Identification of Power Systems with Droop-Controlled Units Using Neural Ordinary Differential Equations
Hannes M. H. Wolf, Christian A. Hans
TL;DR
The results demonstrate that even though SINDy yields more accurate models, NODEs achieve good prediction performance without prior knowledge about the system’s nonlinearities which SINDy requires to work best.
Abstract
In future power systems, the detailed structure and dynamics may not always be fully known. This is due to an increasing number of distributed energy resources, such as photovoltaic generators, battery storage systems, heat pumps and electric vehicles, as well as a shift towards active distribution grids. Obtaining physically-based models for simulation and control synthesis can therefore become challenging.
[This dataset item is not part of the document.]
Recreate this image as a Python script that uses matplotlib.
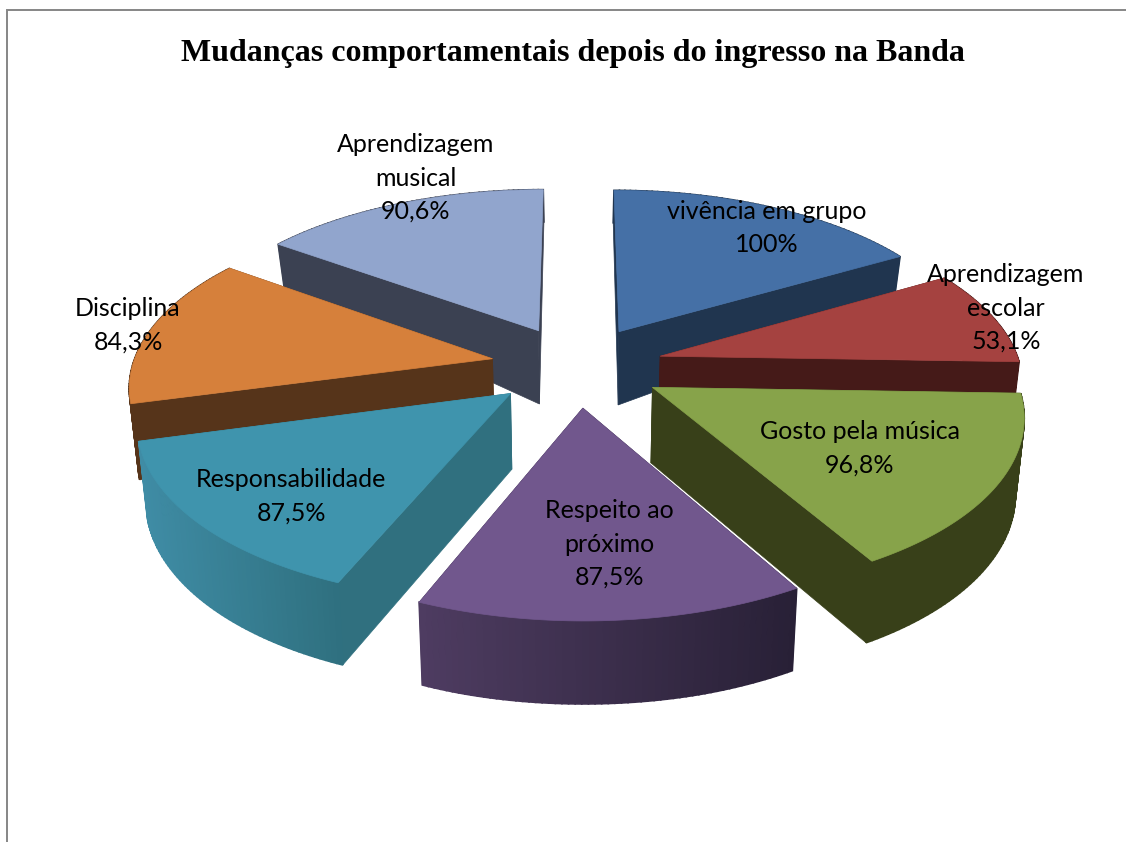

Differential equations, where the right-hand side is represented by a neural network, i.e., neural ordinary differential equations (NODEs), have a great potential to serve as a data-driven black-box model to overcome this challenge. This paper explores their use in identifying the dynamics of droop-controlled grid-forming units based on inputs and state measurements. In numerical studies, various NODE structures used with different numerical solvers are trained and evaluated. Moreover, they are compared to the sparse identification of nonlinear dynamics (SINDy) method. The results demonstrate that even though SINDy yields more accurate models, NODEs achieve good prediction performance without prior knowledge about the system's nonlinearities which SINDy requires to work best.